How can cell group members become people who study God’s word and live Biblically in the local community? They must help those seeking the truth to find it, and allow those who are living in a dark and broken world see the light. This is the ministry vision for cell group churches. No house church format has yet been recognised as legitimate, but there are also no regulations that can prevent Christians from living a life of witness, nor uniting together to serve their community with acts of love. Actually, these are the ministries that Christians are most confident in, and have the greatest willingness for. Through these ministries, in time, Christianity in China will see a new era of growth. 

Influenced by their traditional culture, Chinese people need to be sure that they can benefit from an interaction before they initiate one, and they do not easily talk about personal things with people outside their family. This is especially true in urban areas. But in a cell group, the primary purpose for participation is not to gain any benefit from other participants, but to pursue the Lord, to study His word together and to build one another up through prayer. Participation in a cell group is not about worldly gain but is focussed on growing in the Lord and serving others. This fresh perspective is helping Chinese Christians to grow in maturity. 

Cell groups must put the Gospel at the centre of every ministry. Shaped by traditional culture and urban life, distrust is prevalent in Chinese society. Yet a sense of missional responsibility has led groups of Gospel-guided believers to be more open and engaged than any others in society. This is a beautiful thing to see. But how can we help these believers to stay the course? How can Christian cell groups avoid becoming just another social gathering? The key question actually is this: how can the Gospel remain in the centre of all cell groups’ activities? Only when the name of the Lord is exalted will the cell groups be vibrant, churches grow, and Chinese Christians able to influence and even spearhead  the development of society. 
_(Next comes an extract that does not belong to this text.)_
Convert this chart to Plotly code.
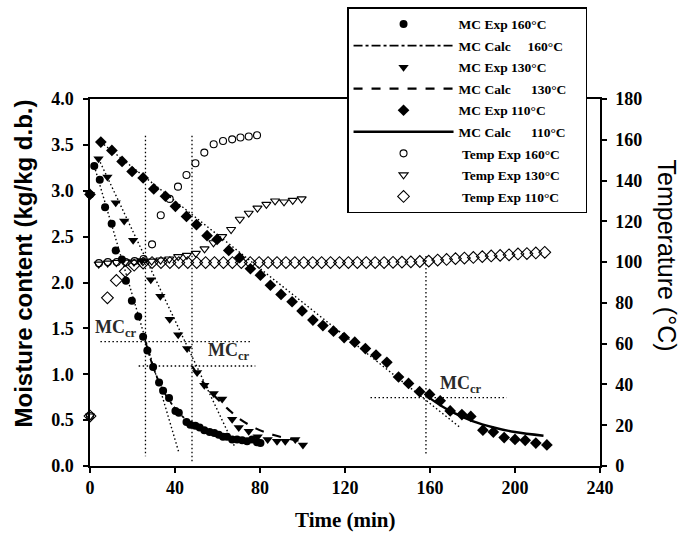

We are grateful to the Lord that the current cell group membership has not been based on characteristics such as marital status or age, but rather on areas of residence. Because cell group members live in close proximity, they are more motivated to pray for one another. Christians, of course, all agree that it is essential to witness for the Lord and share the Gospel. However, the big question is how believers from different churches, different denominations and with a range of different theological views can overcome their differences to be truly united as one in Christ. Right now is the ideal time for Chinese churches to become truly indigenous in their ecclesiology. We have great reason to look forward to a fresh and mature ecclesiology from China in the 21st century. 

The political situation in China has affected its development as a civil society. Severe restrictions on theological education have meant that Chinese churches are unable to produce as many adequately trained preachers as in the West. The main workforce for China’s cell group churches is a large number of untrained but enthusiastic pastors and laypeople. Training these leaders and laypeople to understand and teach the truth is the most important challenge facing China’s theological educators. But a challenge such as this is a fresh opportunity for China’s churches to search out a new model of the priesthood of all believers. This they will surely do. And in the process, they will become an important example for the church worldwide. 

May God’s will be done in churches across China, as it is in each country on earth.